A scientist in the US is arguing that the vacuum should behave as a metamaterial at high magnetic fields. Such magnetic fields were probably present in the early universe, and therefore he suggests that it may be possible to test the prediction by observing the cosmic microwave background (CMB) radiation – a relic of the early universe that can be observed today.
One of 2011’s strangest predictions in physics was the suggestion by Maxim Chernodub of the French National Centre for Scientific Research that, at incredibly high magnetic fields, superconducting states can emerge from the vacuum. This was particularly interesting because one of the main difficulties facing scientists working on traditional superconductivity is preventing superconducting states disappearing in the presence of even moderate magnetic fields.
Soup of quarks and antiquarks
In April Chernodub argued that an extremely high magnetic field should make the vacuum superconducting along the axis of the field – with the vacuum remaining insulating in directions perpendicular to the field. This prediction was based on quantum chromodynamics (QCD), which describes the interactions between quarks and gluons. QCD treats the vacuum not as empty space but as a boiling soup of virtual quarks and antiquarks constantly popping into and out of existence. An up quark can combine with a down antiquark to produce a rho meson.

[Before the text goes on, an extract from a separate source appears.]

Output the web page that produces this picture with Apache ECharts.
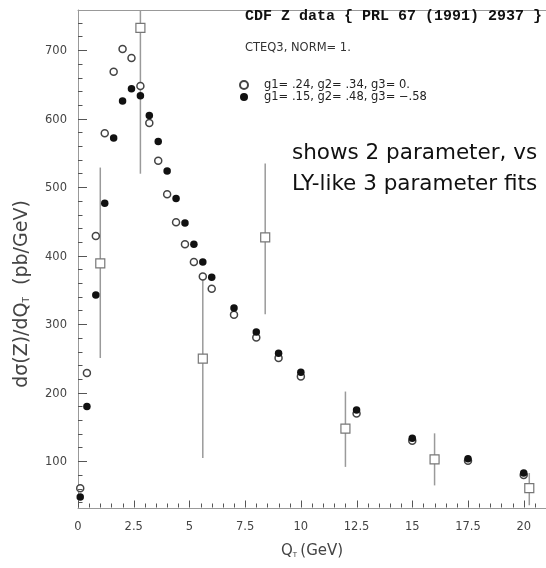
<!DOCTYPE html>
<html>
<head>
<meta charset="utf-8">
<script src="https://cdn.jsdelivr.net/npm/echarts@6/dist/echarts.min.js"></script>
<style>
  html, body { margin: 0; padding: 0; background: #fff; }
  #chart { width: 546px; height: 568px; }
</style>
</head>
<body>
<div id="chart"></div>
<script>
// fit curves, sampled points (QT in GeV, pb/GeV)
const qtFit = [0.1, 0.4, 0.8, 1.2, 1.6, 2.0, 2.4, 2.8, 3.2, 3.6, 4.0, 4.4, 4.8, 5.2, 5.6, 6.0, 7, 8, 9, 10, 12.5, 15, 17.5, 20];
const fit2 = [62, 230, 430, 580, 670, 703, 690, 649, 595, 540, 491, 450, 418, 392, 371, 353, 315, 282, 252, 225, 171, 131, 102, 81];
const fit3 = [49, 181, 344, 478, 573, 627, 645, 635, 606, 568, 525, 485, 449, 418, 392, 370, 325, 290, 259, 231, 176, 135, 105, 84];

// CDF data with error bars
const qtData = [1.0, 2.8, 5.6, 8.4, 12.0, 16.0, 20.25];
const cdf = [390, 734, 251, 428, 149, 104, 62];
const cdfLow = [252, 521, 106, 316, 93, 66, 37];
const cdfHigh = [530, 760, 372, 536, 203, 142, 84];

// tick values (labels at the major ones)
const xMajorTicks = [0, 2.5, 5, 7.5, 10, 12.5, 15, 17.5, 20];
const yMajorTicks = [100, 200, 300, 400, 500, 600, 700];
const xMinorStep = 0.5;
const yMinorStep = 20;

const legend2 = 'g1= .24, g2= .34, g3= 0.';
const legend3 = 'g1= .15, g2= .48, g3= \u2212.58';

const font = 'DejaVu Sans';
const xMin = 0, xMax = 21, yMin = 33, yMax = 760;

// tick marks: [x, y, length, isXAxis]
const tickData = [];
for (let v = xMin; v < xMax; v += xMinorStep) {
  const major = xMajorTicks.indexOf(v) >= 0;
  tickData.push([v, yMin, major ? 7 : 4, 1]);
}
for (let v = 40; v < yMax; v += yMinorStep) {
  const major = yMajorTicks.indexOf(v) >= 0;
  tickData.push([xMin, v, major ? 9 : 4.5, 0]);
}

const chart = echarts.init(document.getElementById('chart'));

chart.setOption({
  animation: false,
  backgroundColor: '#fff',
  title: {
    text: 'CDF Z data { PRL 67 (1991) 2937 }',
    subtext: 'CTEQ3, NORM= 1.',
    left: 245,
    top: 9,
    padding: 0,
    itemGap: 18,
    textStyle: { fontFamily: 'Liberation Mono', fontWeight: 'bold', fontSize: 15, color: '#111' },
    subtextStyle: { fontFamily: font, fontSize: 11.5, color: '#333' }
  },
  legend: {
    orient: 'vertical',
    left: 239,
    top: 79,
    padding: 0,
    itemGap: 0,
    itemWidth: 8,
    itemHeight: 8,
    textStyle: { fontFamily: font, fontSize: 11.5, color: '#222', lineHeight: 11, padding: [0, 0, 0, 11] },
    data: [legend2, legend3]
  },
  grid: { left: 78, right: -3.5, top: 10, bottom: 60 },
  xAxis: [
    {
      type: 'value',
      min: xMin,
      max: xMax,
      interval: 2.5,
      name: '{q|Q}{s|T} {q|(GeV)}',
      nameLocation: 'middle',
      nameGap: 36,
      nameTextStyle: {
        rich: {
          q: { fontFamily: font, fontSize: 15, color: '#444' },
          s: { fontFamily: font, fontSize: 7, color: '#444', padding: [8, 0, 0, 0] }
        }
      },
      axisLine: { show: true, onZero: false, lineStyle: { color: '#999', width: 1 } },
      axisTick: { show: false },
      axisLabel: { margin: 13, fontFamily: font, fontSize: 11.5, color: '#444', showMaxLabel: false },
      splitLine: { show: false }
    },
    {
      type: 'value',
      position: 'top',
      min: xMin,
      max: xMax,
      axisLine: { show: true, onZero: false, lineStyle: { color: '#999', width: 1 } },
      axisTick: { show: false },
      axisLabel: { show: false },
      splitLine: { show: false }
    }
  ],
  yAxis: {
    type: 'value',
    min: yMin,
    max: yMax,
    splitNumber: 7,
    axisLine: { show: true, lineStyle: { color: '#999', width: 1 } },
    axisTick: { show: false },
    axisLabel: { margin: 11, fontFamily: font, fontSize: 11.5, color: '#444', showMinLabel: false, showMaxLabel: false },
    splitLine: { show: false }
  },
  graphic: [
    {
      type: 'text',
      x: 22,
      y: 294,
      rotation: Math.PI / 2,
      style: {
        text: '{t|d\u03c3(Z)/dQ}{s|T}{t|  (pb/GeV)}',
        align: 'center',
        verticalAlign: 'middle',
        rich: {
          t: { fontFamily: font, fontSize: 19, fill: '#444' },
          s: { fontFamily: font, fontSize: 9, fill: '#444', padding: [10, 0, 0, 0] }
        }
      }
    },
    {
      type: 'text',
      left: 292,
      top: 138,
      style: {
        text: 'shows 2 parameter, vs\nLY-like 3 parameter fits',
        fontFamily: font,
        fontSize: 21.5,
        lineHeight: 31,
        fill: '#111'
      }
    }
  ],
  series: [
    {
      // inward tick marks on the bottom and left axes, snapped to pixel centres
      type: 'custom',
      name: 'ticks',
      clip: false,
      silent: true,
      progressive: 0,
      z: 5,
      encode: { x: 0, y: 1 },
      data: tickData,
      renderItem: function (params, api) {
        const p = api.coord([api.value(0), api.value(1)]);
        const len = api.value(2);
        const onX = api.value(3) === 1;
        const px = Math.round(p[0]) + 0.5;
        const py = Math.round(p[1]) - 0.5;
        return {
          type: 'line',
          shape: onX
            ? { x1: px, y1: py, x2: px, y2: py - len }
            : { x1: Math.round(p[0]), y1: py, x2: Math.round(p[0]) + len, y2: py },
          style: { stroke: '#555', lineWidth: 1 }
        };
      }
    },
    {
      type: 'custom',
      name: 'errors',
      clip: true,
      z: 1,
      encode: { x: 0, y: [1, 2] },
      data: qtData.map((x, i) => [x, cdfLow[i], cdfHigh[i]]),
      renderItem: function (params, api) {
        const lo = api.coord([api.value(0), api.value(1)]);
        const hi = api.coord([api.value(0), api.value(2)]);
        return {
          type: 'line',
          shape: { x1: lo[0], y1: lo[1], x2: hi[0], y2: hi[1] },
          style: { stroke: '#9a9a9a', lineWidth: 1.5 }
        };
      }
    },
    {
      type: 'scatter',
      name: 'CDF',
      z: 2,
      symbol: 'rect',
      symbolSize: 9,
      itemStyle: { color: '#fff', borderColor: '#777', borderWidth: 1.2, opacity: 1 },
      data: qtData.map((x, i) => [x, cdf[i]])
    },
    {
      type: 'scatter',
      name: legend2,
      z: 3,
      symbol: 'circle',
      symbolSize: 7,
      itemStyle: { color: '#fff', borderColor: '#444', borderWidth: 1.5, opacity: 1 },
      data: qtFit.map((x, i) => [x, fit2[i]])
    },
    {
      type: 'scatter',
      name: legend3,
      z: 4,
      symbol: 'circle',
      symbolSize: 7.5,
      itemStyle: { color: '#111', opacity: 1 },
      data: qtFit.map((x, i) => [x, fit3[i]])
    }
  ]
});
</script>
</body>
</html>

These rho mesons are normally so unstable that they vanish almost instantaneously; but Chernodub calculated that, at magnetic field strengths greater than 1016 T, the mesons would become massless and therefore stable. This, he predicted, would lead to a superconducting state. However, it would be impossible to test this in the lab today because scientists on Earth have real problems producing fields of more than 100 T.
Now Igor Smolyaninov of the University of Maryland has built on Chernodub’s work to show that parallel magnetic field lines in a vacuum would arrange themselves to form a triangular lattice in the plane perpendicular to the field – much like an Abrikosov lattice in a superconductor. The vacuum near to each field line would be a superconductor, while the regions between the field lines would be an insulator.
Bizarre properties
This configuration is very similar to that of certain man-made metamaterials that are made from lattices containing regions of conducting and insulating materials. Smolyaninov has shown that this magnetic-field-induced lattice would function as a hyperbolic metamaterial. Such metamaterials possess the bizarre, counterintuitive optical property of having a negative refractive index and have been used to create superlenses capable of resolving features smaller than the diffraction limit imposed on normal lenses.
While physicists do not have access to magnetic fields strong enough to test Smolyaninov’s theory, the magnetic field in the universe in the first fraction of a second after the Big Bang may have been strong enough to give rise to Chernodub’s superconducting state. The universe as a whole may, therefore, have behaved as a giant metamaterial superlens, argues Smolyaninov. Although he has yet to make a definite, testable prediction, Smolyaninov suggests that it should be possible to test the metamaterial idea – and, by inference, the whole idea of vacuum superconductivity – by looking for imprints of this lensing effect on the present-day structure of the universe, and in particular on the CMB.
“Right in front of my nose”
Chernodub is impressed and explains that while continuing to work on vacuum superconductivity, he had also been thinking about metamaterials in high-energy physics without ever connecting the two concepts. “Then Smolyaninov comes along and says ‘Hey, you know your superconductor is a perfect metamaterial’,” he laughs. “It was as if I was looking for a coin and he pointed it out right in front of my nose.” He questions, however, whether or not the extremely hot, dense conditions in the very early universe may have been so far from the zero temperature and pressure model used in Smolyaninov’s paper – and his own – that superconductivity, and therefore metamaterial lensing, would have been impossible.
Cosmologist Andrew Jaffe from Imperial College London is also sceptical about the potential to test the idea using evidence from the early universe. “I think there is one major sticking point, which is that many of the ideas for generating very strong magnetic fields would happen when the universe was small compared with the radius of the rho meson. Hence, I’m not sure that Smolyaninov’s calculations would apply. By the time they did apply, I suspect the magnitude of the field would have been too small to have the vacuum-polarization effect.”
The research is described in Physical Review Letters.